## The task
Your copy should hold exactly the lines from the one containing "Give me the" to the one containing "const fcIdx = [16,17,18,19,20,21,22,23,24];", inclusive, with no pictures.

## Stored records
___

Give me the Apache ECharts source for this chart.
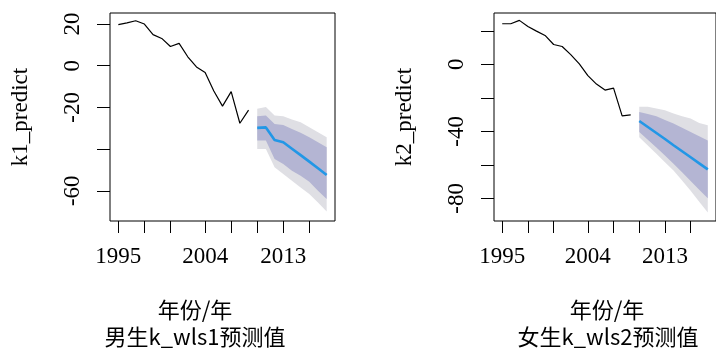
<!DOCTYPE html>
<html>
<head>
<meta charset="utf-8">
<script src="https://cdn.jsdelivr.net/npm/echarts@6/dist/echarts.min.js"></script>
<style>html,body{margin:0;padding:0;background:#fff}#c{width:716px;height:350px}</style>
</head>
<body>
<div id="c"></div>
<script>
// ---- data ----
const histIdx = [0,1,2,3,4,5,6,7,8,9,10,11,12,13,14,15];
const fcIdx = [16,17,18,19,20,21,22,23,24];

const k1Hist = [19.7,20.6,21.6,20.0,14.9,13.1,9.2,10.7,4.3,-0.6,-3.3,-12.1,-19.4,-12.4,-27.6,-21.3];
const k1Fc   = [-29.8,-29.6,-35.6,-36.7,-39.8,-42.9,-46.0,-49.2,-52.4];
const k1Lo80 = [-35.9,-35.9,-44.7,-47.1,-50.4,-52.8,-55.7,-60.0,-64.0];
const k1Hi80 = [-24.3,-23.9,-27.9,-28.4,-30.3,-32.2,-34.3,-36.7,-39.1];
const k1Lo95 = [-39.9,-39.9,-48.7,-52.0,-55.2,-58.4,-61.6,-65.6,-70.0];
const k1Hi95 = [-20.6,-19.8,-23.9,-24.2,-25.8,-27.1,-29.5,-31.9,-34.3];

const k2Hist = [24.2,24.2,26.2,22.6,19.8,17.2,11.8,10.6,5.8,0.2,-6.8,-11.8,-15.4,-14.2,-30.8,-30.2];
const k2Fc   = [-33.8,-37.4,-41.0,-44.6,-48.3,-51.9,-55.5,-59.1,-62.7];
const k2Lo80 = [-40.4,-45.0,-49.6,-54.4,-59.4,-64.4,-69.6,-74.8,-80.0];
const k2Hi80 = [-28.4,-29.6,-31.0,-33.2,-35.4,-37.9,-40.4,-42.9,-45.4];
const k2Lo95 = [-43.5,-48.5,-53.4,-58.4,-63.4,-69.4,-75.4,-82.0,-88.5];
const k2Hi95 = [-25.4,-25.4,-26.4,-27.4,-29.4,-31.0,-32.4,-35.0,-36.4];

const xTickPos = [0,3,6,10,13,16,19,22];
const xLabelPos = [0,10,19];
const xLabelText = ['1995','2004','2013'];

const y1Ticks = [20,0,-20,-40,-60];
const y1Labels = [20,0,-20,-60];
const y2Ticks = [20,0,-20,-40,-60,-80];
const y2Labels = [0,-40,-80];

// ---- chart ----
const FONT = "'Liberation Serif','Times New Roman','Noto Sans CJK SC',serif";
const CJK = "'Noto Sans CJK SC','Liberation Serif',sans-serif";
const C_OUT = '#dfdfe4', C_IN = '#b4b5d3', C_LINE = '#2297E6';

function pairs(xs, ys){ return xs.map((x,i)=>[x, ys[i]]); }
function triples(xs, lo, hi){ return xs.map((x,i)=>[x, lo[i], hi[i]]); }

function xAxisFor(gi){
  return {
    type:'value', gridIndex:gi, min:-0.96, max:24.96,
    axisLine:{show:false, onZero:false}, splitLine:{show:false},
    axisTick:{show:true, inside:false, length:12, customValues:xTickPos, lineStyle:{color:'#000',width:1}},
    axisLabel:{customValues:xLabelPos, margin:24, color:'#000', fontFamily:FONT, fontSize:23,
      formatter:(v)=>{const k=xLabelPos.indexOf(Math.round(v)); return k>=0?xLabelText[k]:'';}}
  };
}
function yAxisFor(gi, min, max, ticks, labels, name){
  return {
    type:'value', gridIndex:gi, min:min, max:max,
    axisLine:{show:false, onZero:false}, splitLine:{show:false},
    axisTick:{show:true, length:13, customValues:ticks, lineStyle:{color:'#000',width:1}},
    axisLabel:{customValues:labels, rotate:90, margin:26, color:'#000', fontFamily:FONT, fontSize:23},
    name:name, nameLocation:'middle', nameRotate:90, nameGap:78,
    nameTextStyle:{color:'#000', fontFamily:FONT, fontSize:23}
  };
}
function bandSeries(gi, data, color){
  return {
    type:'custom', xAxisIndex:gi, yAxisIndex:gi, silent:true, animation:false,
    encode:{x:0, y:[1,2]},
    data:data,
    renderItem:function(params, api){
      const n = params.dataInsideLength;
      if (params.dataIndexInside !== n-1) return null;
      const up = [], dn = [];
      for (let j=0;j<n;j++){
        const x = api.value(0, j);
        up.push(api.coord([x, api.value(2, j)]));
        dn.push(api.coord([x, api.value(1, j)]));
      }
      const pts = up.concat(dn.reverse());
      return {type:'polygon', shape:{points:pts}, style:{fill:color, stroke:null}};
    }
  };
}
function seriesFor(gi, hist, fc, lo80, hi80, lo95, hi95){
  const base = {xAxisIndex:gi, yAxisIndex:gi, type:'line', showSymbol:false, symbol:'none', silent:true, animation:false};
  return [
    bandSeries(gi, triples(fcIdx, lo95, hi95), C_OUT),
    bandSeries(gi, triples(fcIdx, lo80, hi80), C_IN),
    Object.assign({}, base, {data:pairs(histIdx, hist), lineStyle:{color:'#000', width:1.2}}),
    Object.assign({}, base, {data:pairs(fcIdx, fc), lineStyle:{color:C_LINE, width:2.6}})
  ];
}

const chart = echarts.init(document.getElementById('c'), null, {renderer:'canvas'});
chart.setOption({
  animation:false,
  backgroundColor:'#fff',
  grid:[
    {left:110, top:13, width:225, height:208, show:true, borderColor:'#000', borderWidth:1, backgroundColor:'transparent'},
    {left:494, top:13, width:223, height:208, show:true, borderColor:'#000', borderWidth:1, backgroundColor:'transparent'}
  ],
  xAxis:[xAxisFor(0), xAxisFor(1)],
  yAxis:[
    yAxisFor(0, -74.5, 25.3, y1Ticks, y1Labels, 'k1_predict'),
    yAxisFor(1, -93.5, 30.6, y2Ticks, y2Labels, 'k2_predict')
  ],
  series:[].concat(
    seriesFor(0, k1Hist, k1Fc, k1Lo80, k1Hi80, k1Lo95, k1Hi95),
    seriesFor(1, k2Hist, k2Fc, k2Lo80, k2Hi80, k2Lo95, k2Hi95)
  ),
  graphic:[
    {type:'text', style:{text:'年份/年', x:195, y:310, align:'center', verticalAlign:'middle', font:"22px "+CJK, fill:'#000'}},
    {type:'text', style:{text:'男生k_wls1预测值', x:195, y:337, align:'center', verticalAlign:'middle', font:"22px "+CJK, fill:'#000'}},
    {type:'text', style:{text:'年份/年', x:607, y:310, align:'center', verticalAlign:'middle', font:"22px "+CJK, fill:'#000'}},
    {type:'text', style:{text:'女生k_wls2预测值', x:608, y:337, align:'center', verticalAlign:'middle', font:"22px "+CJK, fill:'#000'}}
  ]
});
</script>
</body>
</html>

___

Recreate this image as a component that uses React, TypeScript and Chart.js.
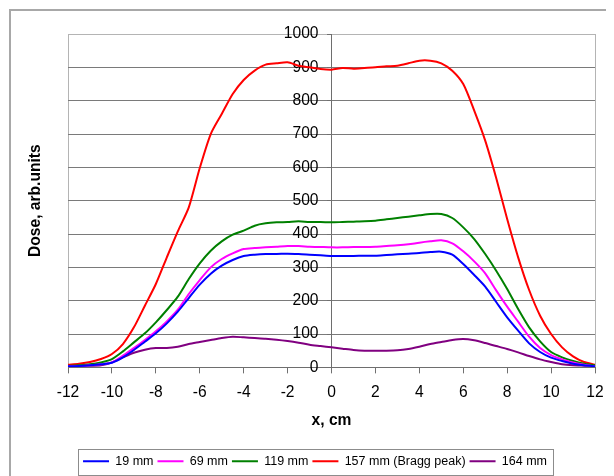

___

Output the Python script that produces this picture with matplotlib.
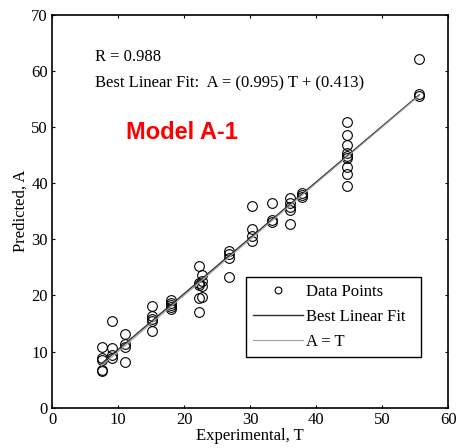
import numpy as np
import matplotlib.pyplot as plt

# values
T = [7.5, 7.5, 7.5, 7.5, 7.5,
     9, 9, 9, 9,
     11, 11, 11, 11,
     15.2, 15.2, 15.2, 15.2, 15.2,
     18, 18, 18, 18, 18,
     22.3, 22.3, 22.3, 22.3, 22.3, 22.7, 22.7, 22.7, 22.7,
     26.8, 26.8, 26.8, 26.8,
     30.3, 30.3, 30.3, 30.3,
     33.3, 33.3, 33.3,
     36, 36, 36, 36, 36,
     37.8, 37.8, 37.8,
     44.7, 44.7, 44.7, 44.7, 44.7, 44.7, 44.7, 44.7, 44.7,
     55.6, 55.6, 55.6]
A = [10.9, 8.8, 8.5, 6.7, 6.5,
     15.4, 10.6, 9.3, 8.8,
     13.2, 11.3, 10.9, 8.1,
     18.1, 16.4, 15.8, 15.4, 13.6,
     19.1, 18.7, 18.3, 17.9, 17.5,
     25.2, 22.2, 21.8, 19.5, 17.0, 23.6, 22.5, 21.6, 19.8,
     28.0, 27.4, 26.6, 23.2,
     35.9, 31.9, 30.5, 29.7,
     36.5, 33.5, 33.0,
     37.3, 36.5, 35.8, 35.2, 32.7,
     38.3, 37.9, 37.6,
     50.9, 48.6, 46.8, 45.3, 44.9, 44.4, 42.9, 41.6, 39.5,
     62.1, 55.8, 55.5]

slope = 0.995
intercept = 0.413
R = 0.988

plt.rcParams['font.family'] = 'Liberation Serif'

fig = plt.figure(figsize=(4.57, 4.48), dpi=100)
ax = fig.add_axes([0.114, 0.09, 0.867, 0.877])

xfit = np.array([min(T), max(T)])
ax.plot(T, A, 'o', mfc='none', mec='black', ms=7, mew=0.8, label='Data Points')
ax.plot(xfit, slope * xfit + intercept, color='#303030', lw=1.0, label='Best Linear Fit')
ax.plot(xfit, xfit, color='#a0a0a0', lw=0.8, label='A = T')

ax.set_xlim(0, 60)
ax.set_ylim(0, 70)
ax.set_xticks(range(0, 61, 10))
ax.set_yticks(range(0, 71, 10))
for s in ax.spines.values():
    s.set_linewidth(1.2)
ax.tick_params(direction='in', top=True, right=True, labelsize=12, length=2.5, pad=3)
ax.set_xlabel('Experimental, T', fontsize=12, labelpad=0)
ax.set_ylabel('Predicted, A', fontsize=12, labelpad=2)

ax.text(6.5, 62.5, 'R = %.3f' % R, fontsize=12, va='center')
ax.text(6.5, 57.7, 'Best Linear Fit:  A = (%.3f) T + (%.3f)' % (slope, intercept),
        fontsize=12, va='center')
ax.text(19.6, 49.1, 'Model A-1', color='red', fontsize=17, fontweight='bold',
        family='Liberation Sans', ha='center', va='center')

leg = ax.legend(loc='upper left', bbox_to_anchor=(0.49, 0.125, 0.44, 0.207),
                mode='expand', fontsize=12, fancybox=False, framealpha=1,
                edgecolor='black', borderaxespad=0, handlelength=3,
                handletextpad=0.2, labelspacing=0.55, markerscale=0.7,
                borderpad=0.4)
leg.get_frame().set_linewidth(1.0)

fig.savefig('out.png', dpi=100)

___

## Solution to this problem
Give me the Apache ECharts source for this chart.
<!DOCTYPE html>
<html>
<head>
<meta charset="utf-8">
<script src="https://cdn.jsdelivr.net/npm/echarts@6/dist/echarts.min.js"></script>
<style>html,body{margin:0;padding:0;background:#fff}#c{width:716px;height:350px}</style>
</head>
<body>
<div id="c"></div>
<script>
// ---- data ----
const histIdx = [0,1,2,3,4,5,6,7,8,9,10,11,12,13,14,15];
const fcIdx = [16,17,18,19,20,21,22,23,24];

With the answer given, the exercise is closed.